Art is regarded as part of a wide aesthetic world, not sealed in a vacuum, so Robert Gober’s “Untitled Leg” spurs associations not just to Duchamp’s 1917 readymade urinal “Fountain,” Meret Oppenheim’s 1936 “Object” and Duane Hanson’s 1970s Madame Tussaud-like sculptures but also to an Alfred Hitchcock movie and Oz’s Wicked Witch of the West.

In other words, Esplund models the way art viewers are really art interactors, and the more references we bring to an interpretation the more we’re likely to get out of it.

He is bold but never obnoxious in his opinions, offering insights in the context of his experience and urging us to do the same. I particularly liked his discussion of Balthus, countering the dirty-old-man caricature some of the artist’s critics have recently promoted. In Balthus’s “The Cat With a Mirror I” (1977-80) Esplund sees a girl caught between childhood and adulthood, rising “like a colossus, as if she were outgrowing her bedroom, a giant or monument straddling a river.” He finds references in the work to “Greco-Roman statuary and Byzantine Madonnas, weathered dolls and ancient relics.”

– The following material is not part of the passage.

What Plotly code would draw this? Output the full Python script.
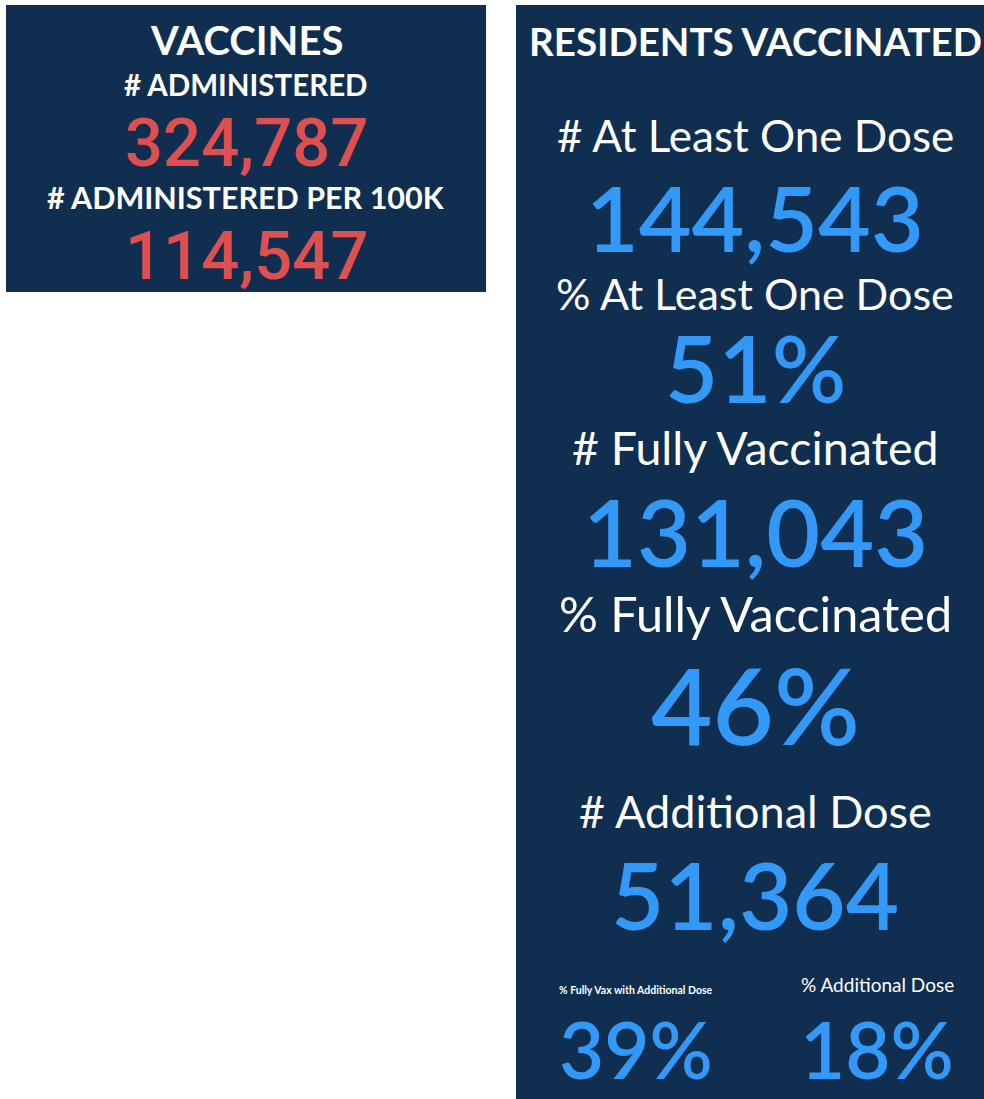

Esplund is equally adept in analyzing video pieces like Jeremy Blake’s “The Winchester Trilogy,” inspired by a mysterious San Jose mansion built by the widow of the Winchester firearms magnate. At the behest of her husband’s ghost, she expanded the mansion from eight to 160 rooms to placate the spirits of Winchester gun victims. The video trilogy becomes a reflection of America, with “Raquel Welch, rock ‘n’ roll, gunslingers, and spiritualism” among its “metaphoric layers. . . as if it’s exploring not merely a house, or the chambers of Sarah Winchester’s psyche, but a deep-sea wreck, a lost city, the depths of our collective unconscious.”

Life is busy and art is demanding, but reading Esplund prods us to take the aesthetic plunge, to commit to a James Turrell light sculpture or a forbiddingly monumental Richard Serra art space the same way we do to a Rembrandt, a Berthe Morisot, a Picasso. Lay down your defenses and your antagonisms, Esplund urges, and “be as demanding of yourself as you are of the art you encounter.” A profound connection to an artwork, “like lovesickness, is unmistakable and will inspire your search for new and deeper relationships.”